---- INPUT ROWS
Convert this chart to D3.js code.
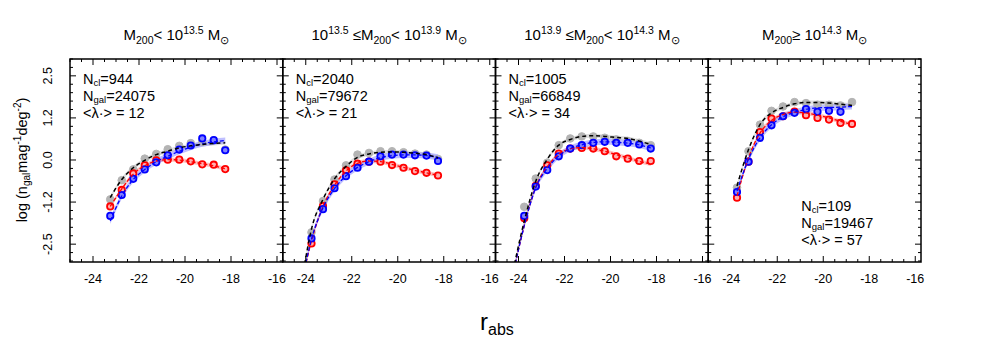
<!DOCTYPE html>
<html>
<head>
<meta charset="utf-8">
<script src="https://cdn.jsdelivr.net/npm/d3@7"></script>
<style>
  body { margin: 0; background: #fff; }
  text { font-family: "Liberation Sans", Arial, sans-serif; fill: #000; }
</style>
</head>
<body>
<div id="chart"></div>
<script>
// ---- data ----
const xTickVals = [-24, -22, -20, -18, -16];
const yTickVals = [2.5, 1.25, 0, -1.25, -2.5];
const yTickLabels = ["2.5", "1.2", "0.0", "-1.2", "-2.5"];

const nCl = ["944", "2040", "1005", "109"];
const nGal = ["24075", "79672", "66849", "19467"];
const lambdaMean = ["12", "21", "34", "57"];

// panel 1: M200 < 10^13.5
const p1Mag = [-23.25, -22.75, -22.25, -21.75, -21.25, -20.75, -20.25, -19.75, -19.25, -18.75, -18.25];
const p1Gray = [-1.17, -0.60, -0.28, 0.04, 0.18, 0.32, 0.42, 0.50, 0.54, 0.58, 0.31];
const p1Red = [-1.38, -0.89, -0.40, -0.16, -0.01, 0.01, 0.01, -0.04, -0.13, -0.14, -0.27];
const p1Blue = [-1.66, -1.04, -0.56, -0.28, -0.07, 0.14, 0.31, 0.43, 0.64, 0.59, 0.29];
const p1FitMag = [-23.25, -22.75, -22.25, -21.75, -21.25, -20.75, -20.25, -19.75, -19.25, -18.75, -18.25];
const p1FitBlack = [-1.12, -0.58, -0.23, -0.01, 0.16, 0.26, 0.36, 0.42, 0.46, 0.49, 0.51];
const p1FitRed = [-1.38, -0.86, -0.42, -0.17, -0.03, 0.01, 0.0, -0.05, -0.11, -0.17, -0.26];
const p1FitBlue = [-1.81, -1.07, -0.58, -0.28, -0.05, 0.11, 0.26, 0.38, 0.48, 0.54, 0.58];

// panel 2: 10^13.5 <= M200 < 10^13.9
const p2Mag = [-23.75, -23.25, -22.75, -22.25, -21.75, -21.25, -20.75, -20.25, -19.75, -19.25, -18.75, -18.25];
const p2Gray = [-2.15, -1.22, -0.58, -0.16, 0.16, 0.21, 0.26, 0.26, 0.23, 0.19, 0.16, 0.03];
const p2Red = [-2.48, -1.37, -0.72, -0.31, -0.11, -0.05, -0.05, -0.15, -0.23, -0.33, -0.38, -0.46];
const p2Blue = [-2.33, -1.46, -0.84, -0.48, -0.23, -0.05, 0.11, 0.16, 0.16, 0.14, 0.13, -0.03];
const p2FitMag = [-24.1, -23.75, -23.25, -22.75, -22.25, -21.75, -21.25, -20.75, -20.25, -19.75, -19.25, -18.75, -18.25];
const p2FitBlack = [-3.3, -2.05, -1.17, -0.56, -0.19, 0.08, 0.18, 0.23, 0.24, 0.23, 0.20, 0.16, 0.06];
const p2FitRed = [-3.4, -2.40, -1.38, -0.75, -0.33, -0.10, -0.03, -0.05, -0.13, -0.22, -0.31, -0.38, -0.46];
const p2FitBlue = [-3.4, -2.35, -1.42, -0.85, -0.47, -0.22, -0.05, 0.07, 0.13, 0.15, 0.15, 0.13, 0.08];

// panel 3: 10^13.9 <= M200 < 10^14.3
const p3Mag = [-23.75, -23.25, -22.75, -22.25, -21.75, -21.25, -20.75, -20.25, -19.75, -19.25, -18.75, -18.25];
const p3Gray = [-1.39, -0.55, -0.08, 0.44, 0.64, 0.70, 0.70, 0.66, 0.61, 0.56, 0.51, 0.44];
const p3Red = [-1.73, -0.77, -0.16, 0.19, 0.34, 0.36, 0.34, 0.26, 0.11, 0.04, -0.03, -0.03];
const p3Blue = [-1.66, -0.79, -0.30, 0.11, 0.34, 0.44, 0.51, 0.54, 0.51, 0.51, 0.46, 0.34];
const p3FitMag = [-24.3, -23.75, -23.25, -22.75, -22.25, -21.75, -21.25, -20.75, -20.25, -19.75, -19.25, -18.75, -18.25];
const p3FitBlack = [-3.5, -1.82, -0.63, 0.02, 0.44, 0.61, 0.70, 0.72, 0.70, 0.67, 0.64, 0.56, 0.46];
const p3FitRed = [-3.6, -1.95, -0.80, -0.20, 0.17, 0.33, 0.37, 0.33, 0.26, 0.16, 0.06, -0.04, -0.12];
const p3FitBlue = [-3.6, -1.95, -0.82, -0.25, 0.12, 0.34, 0.45, 0.52, 0.54, 0.53, 0.50, 0.45, 0.36];

// panel 4: M200 >= 10^14.3
const p4Mag = [-23.75, -23.25, -22.75, -22.25, -21.75, -21.25, -20.75, -20.25, -19.75, -19.25, -18.75];
const p4Gray = [-0.82, 0.26, 1.05, 1.46, 1.59, 1.72, 1.69, 1.64, 1.64, 1.62, 1.72];
const p4Red = [-1.12, -0.05, 0.83, 1.23, 1.30, 1.44, 1.33, 1.25, 1.20, 1.10, 1.07];
const p4Blue = [-0.95, -0.05, 0.66, 1.03, 1.30, 1.40, 1.51, 1.43, 1.46, 1.43];
const p4FitMag = [-23.75, -23.25, -22.75, -22.25, -21.75, -21.25, -20.75, -20.25, -19.75, -19.25, -18.75];
const p4FitBlack = [-0.77, 0.31, 1.05, 1.40, 1.56, 1.67, 1.71, 1.71, 1.69, 1.66, 1.62];
const p4FitRed = [-1.07, 0.06, 0.80, 1.17, 1.35, 1.42, 1.40, 1.33, 1.25, 1.15, 1.05];
const p4FitBlue = [-0.92, 0.02, 0.66, 1.05, 1.28, 1.42, 1.50, 1.55, 1.56, 1.57, 1.59];

const panels = [
    { mag: p1Mag, gray: p1Gray, red: p1Red, blue: p1Blue, fitMag: p1FitMag, fitBlack: p1FitBlack, fitRed: p1FitRed, fitBlue: p1FitBlue },
    { mag: p2Mag, gray: p2Gray, red: p2Red, blue: p2Blue, fitMag: p2FitMag, fitBlack: p2FitBlack, fitRed: p2FitRed, fitBlue: p2FitBlue },
    { mag: p3Mag, gray: p3Gray, red: p3Red, blue: p3Blue, fitMag: p3FitMag, fitBlack: p3FitBlack, fitRed: p3FitRed, fitBlue: p3FitBlue },
    { mag: p4Mag, gray: p4Gray, red: p4Red, blue: p4Blue, fitMag: p4FitMag, fitBlack: p4FitBlack, fitRed: p4FitRed, fitBlue: p4FitBlue }
];

// ---- layout ----
const W = 981, H = 357;
const plotLeft = 70, plotTop = 59, plotBottom = 262;
const pw = 212.75;

const svg = d3.select("#chart").append("svg")
    .attr("width", W)
    .attr("height", H);

const y = d3.scaleLinear().domain([-3.03, 3.0]).range([plotBottom, plotTop]);

function addTitle(g, cx, i) {
    const t = g.append("text")
        .attr("x", cx)
        .attr("y", 40)
        .attr("text-anchor", "middle")
        .style("font-size", "15px");
    const sub = (s) => t.append("tspan").attr("dy", 4).style("font-size", "10.5px").text(s);
    const sup = (s) => t.append("tspan").attr("dy", -6).style("font-size", "10.5px").text(s);
    const norm = (s, dy) => t.append("tspan").attr("dy", dy).text(s);
    if (i === 0) {
        norm("M", 0); sub("200"); norm("< 10", -4); sup("13.5"); norm(" M", 6); sub("\u2299");
    } else if (i === 1) {
        norm("10", 0); sup("13.5"); norm(" \u2264M", 6); sub("200"); norm("< 10", -4); sup("13.9"); norm(" M", 6); sub("\u2299");
    } else if (i === 2) {
        norm("10", 0); sup("13.9"); norm(" \u2264M", 6); sub("200"); norm("< 10", -4); sup("14.3"); norm(" M", 6); sub("\u2299");
    } else {
        norm("M", 0); sub("200"); norm("\u2265 10", -4); sup("14.3"); norm(" M", 6); sub("\u2299");
    }
}

function addInfo(g, x0, y0, i) {
    const lines = [
        ["N", "cl", "=" + nCl[i]],
        ["N", "gal", "=" + nGal[i]],
        ["<\u03bb\u00b7> = " + lambdaMean[i], null, null]
    ];
    lines.forEach((l, k) => {
        const t = g.append("text")
            .attr("x", x0)
            .attr("y", y0 + k * 17)
            .style("font-size", "14.5px");
        t.append("tspan").text(l[0]);
        if (l[1]) {
            t.append("tspan").attr("dy", 2).style("font-size", "9.5px").text(l[1]);
            t.append("tspan").attr("dy", -2).text(l[2]);
        }
    });
}

panels.forEach((p, i) => {
    const x0 = plotLeft + i * pw;
    const x = d3.scaleLinear().domain([-25, -15.75]).range([x0, x0 + pw]);
    const g = svg.append("g");

    const clipId = "clip" + i;
    svg.append("clipPath").attr("id", clipId)
        .append("rect")
        .attr("x", x0).attr("y", plotTop)
        .attr("width", pw).attr("height", plotBottom - plotTop);

    const plot = g.append("g").attr("clip-path", `url(#${clipId})`);

    const fitPts = (vals) => p.fitMag.map((m, k) => [m, vals[k]]);
    const line = d3.line()
        .x(d => x(d[0])).y(d => y(d[1]))
        .curve(d3.curveMonotoneX);
    const band = (hw) => d3.area()
        .x(d => x(d[0]))
        .y0(d => y(d[1] - hw))
        .y1(d => y(d[1] + hw))
        .curve(d3.curveMonotoneX);

    // error bands
    plot.append("path").datum(fitPts(p.fitBlack))
        .attr("d", band(0.06))
        .style("fill", "#d8d8d8").style("opacity", 0.8);
    plot.append("path").datum(fitPts(p.fitRed))
        .attr("d", band(0.06))
        .style("fill", "#ff8a8a").style("opacity", 0.55);
    plot.append("path").datum(fitPts(p.fitBlue))
        .attr("d", band(0.09))
        .style("fill", "#8a8aff").style("opacity", 0.55);

    // points
    plot.selectAll("circle.gray")
        .data(p.gray.map((v, k) => [p.mag[k], v]))
        .enter().append("circle")
        .attr("class", "gray")
        .attr("cx", d => x(d[0])).attr("cy", d => y(d[1]))
        .attr("r", 3.8)
        .style("fill", "#b4b4b4").style("stroke", "#b4b4b4");

    plot.selectAll("circle.red")
        .data(p.red.map((v, k) => [p.mag[k], v]))
        .enter().append("circle")
        .attr("class", "red")
        .attr("cx", d => x(d[0])).attr("cy", d => y(d[1]))
        .attr("r", 3.2)
        .style("fill", "#ffb0b0").style("stroke", "#ff0000").style("stroke-width", 1.8);

    plot.selectAll("circle.blue")
        .data(p.blue.map((v, k) => [p.mag[k], v]))
        .enter().append("circle")
        .attr("class", "blue")
        .attr("cx", d => x(d[0])).attr("cy", d => y(d[1]))
        .attr("r", 3.2)
        .style("fill", "#8080ff").style("stroke", "#0000ff").style("stroke-width", 1.8);

    // fit lines
    plot.append("path").datum(fitPts(p.fitRed))
        .attr("d", line)
        .style("fill", "none").style("stroke", "#ff0000")
        .style("stroke-width", 1.3).style("stroke-dasharray", "4,2");
    plot.append("path").datum(fitPts(p.fitBlue))
        .attr("d", line)
        .style("fill", "none").style("stroke", "#0000ff")
        .style("stroke-width", 1.3).style("stroke-dasharray", "4,2");
    plot.append("path").datum(fitPts(p.fitBlack))
        .attr("d", line)
        .style("fill", "none").style("stroke", "#000")
        .style("stroke-width", 1.5).style("stroke-dasharray", "4,3");

    // frame
    g.append("rect")
        .attr("x", x0).attr("y", plotTop)
        .attr("width", pw).attr("height", plotBottom - plotTop)
        .style("fill", "none").style("stroke", "#000").style("stroke-width", 1.5);

    // x ticks (inward, top and bottom)
    const xMinor = d3.range(-25, -15.7, 0.5);
    xMinor.forEach(v => {
        const major = Math.abs(v % 2) < 1e-6;
        const len = major ? 6 : 3;
        g.append("line").attr("x1", x(v)).attr("x2", x(v))
            .attr("y1", plotBottom).attr("y2", plotBottom - len)
            .style("stroke", "#000").style("stroke-width", 1);
        g.append("line").attr("x1", x(v)).attr("x2", x(v))
            .attr("y1", plotTop).attr("y2", plotTop + len)
            .style("stroke", "#000").style("stroke-width", 1);
    });

    g.selectAll("text.xt")
        .data(xTickVals)
        .enter().append("text")
        .attr("class", "xt")
        .attr("x", d => x(d))
        .attr("y", 283)
        .attr("text-anchor", "middle")
        .style("font-size", "12.5px")
        .text(d => d);

    // y ticks (inward, left and right)
    const yMinor = d3.range(-3, 3.01, 0.25);
    yMinor.forEach(v => {
        const major = yTickVals.some(t => Math.abs(t - v) < 1e-6);
        const len = major ? 6 : 3;
        g.append("line").attr("x1", x0).attr("x2", x0 + len)
            .attr("y1", y(v)).attr("y2", y(v))
            .style("stroke", "#000").style("stroke-width", 1);
        g.append("line").attr("x1", x0 + pw).attr("x2", x0 + pw - len)
            .attr("y1", y(v)).attr("y2", y(v))
            .style("stroke", "#000").style("stroke-width", 1);
    });

    addTitle(svg, x0 + pw / 2, i);
    if (i < 3) addInfo(svg, x0 + 13, 84, i);
    else addInfo(svg, x0 + 93, 211, i);
});

// y tick labels on first panel
svg.selectAll("text.yt")
    .data(yTickVals)
    .enter().append("text")
    .attr("class", "yt")
    .attr("transform", d => `translate(52,${y(d)}) rotate(-90)`)
    .attr("text-anchor", "middle")
    .style("font-size", "12.5px")
    .text((d, k) => yTickLabels[k]);

// y axis title
const yTitle = svg.append("text")
    .attr("transform", "translate(27,160) rotate(-90)")
    .attr("text-anchor", "middle")
    .style("font-size", "14.5px");
yTitle.append("tspan").text("log (n");
yTitle.append("tspan").attr("dy", 3).style("font-size", "10px").text("gal");
yTitle.append("tspan").attr("dy", -3).text("mag");
yTitle.append("tspan").attr("dy", -6).style("font-size", "10px").text("-1");
yTitle.append("tspan").attr("dy", 6).text("deg");
yTitle.append("tspan").attr("dy", -6).style("font-size", "10px").text("-2");
yTitle.append("tspan").attr("dy", 6).text(")");

// x axis title
const xTitle = svg.append("text")
    .attr("x", 480)
    .attr("y", 330)
    .style("font-size", "24px");
xTitle.append("tspan").text("r");
xTitle.append("tspan").attr("dy", 5).style("font-size", "16px").text("abs");
</script>
</body>
</html>
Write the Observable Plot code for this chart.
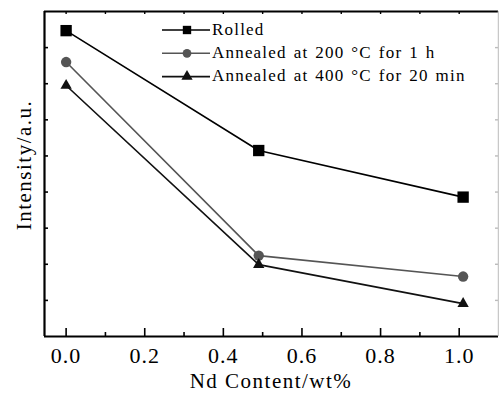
--------
STATED EXERCISE – Write out exactly the lines between the start of the data and the line with "0.48, 0.54, 0.58];", including both, but none of the pictures.

EXERCISE OUTPUT –
Convert this chart to D3.js code.
<!DOCTYPE html>
<html>
<head>
<meta charset="utf-8">
<script src="https://cdn.jsdelivr.net/npm/d3@7"></script>
<style>
  body { margin: 0; background: #fff; }
  text { font-family: "Liberation Sans", Arial, sans-serif; fill: #000; }
</style>
</head>
<body>
<div id="chart"></div>
<script>
// ---- data ----
const xTickVals = [-24, -22, -20, -18, -16];
const yTickVals = [2.5, 1.25, 0, -1.25, -2.5];
const yTickLabels = ["2.5", "1.2", "0.0", "-1.2", "-2.5"];

const nCl = ["944", "2040", "1005", "109"];
const nGal = ["24075", "79672", "66849", "19467"];
const lambdaMean = ["12", "21", "34", "57"];

// panel 1: M200 < 10^13.5
const p1Mag = [-23.25, -22.75, -22.25, -21.75, -21.25, -20.75, -20.25, -19.75, -19.25, -18.75, -18.25];
const p1Gray = [-1.17, -0.60, -0.28, 0.04, 0.18, 0.32, 0.42, 0.50, 0.54, 0.58, 0.31];
const p1Red = [-1.38, -0.89, -0.40, -0.16, -0.01, 0.01, 0.01, -0.04, -0.13, -0.14, -0.27];
const p1Blue = [-1.66, -1.04, -0.56, -0.28, -0.07, 0.14, 0.31, 0.43, 0.64, 0.59, 0.29];
const p1FitMag = [-23.25, -22.75, -22.25, -21.75, -21.25, -20.75, -20.25, -19.75, -19.25, -18.75, -18.25];
const p1FitBlack = [-1.12, -0.58, -0.23, -0.01, 0.16, 0.26, 0.36, 0.42, 0.46, 0.49, 0.51];
const p1FitRed = [-1.38, -0.86, -0.42, -0.17, -0.03, 0.01, 0.0, -0.05, -0.11, -0.17, -0.26];
const p1FitBlue = [-1.81, -1.07, -0.58, -0.28, -0.05, 0.11, 0.26, 0.38, 0.48, 0.54, 0.58];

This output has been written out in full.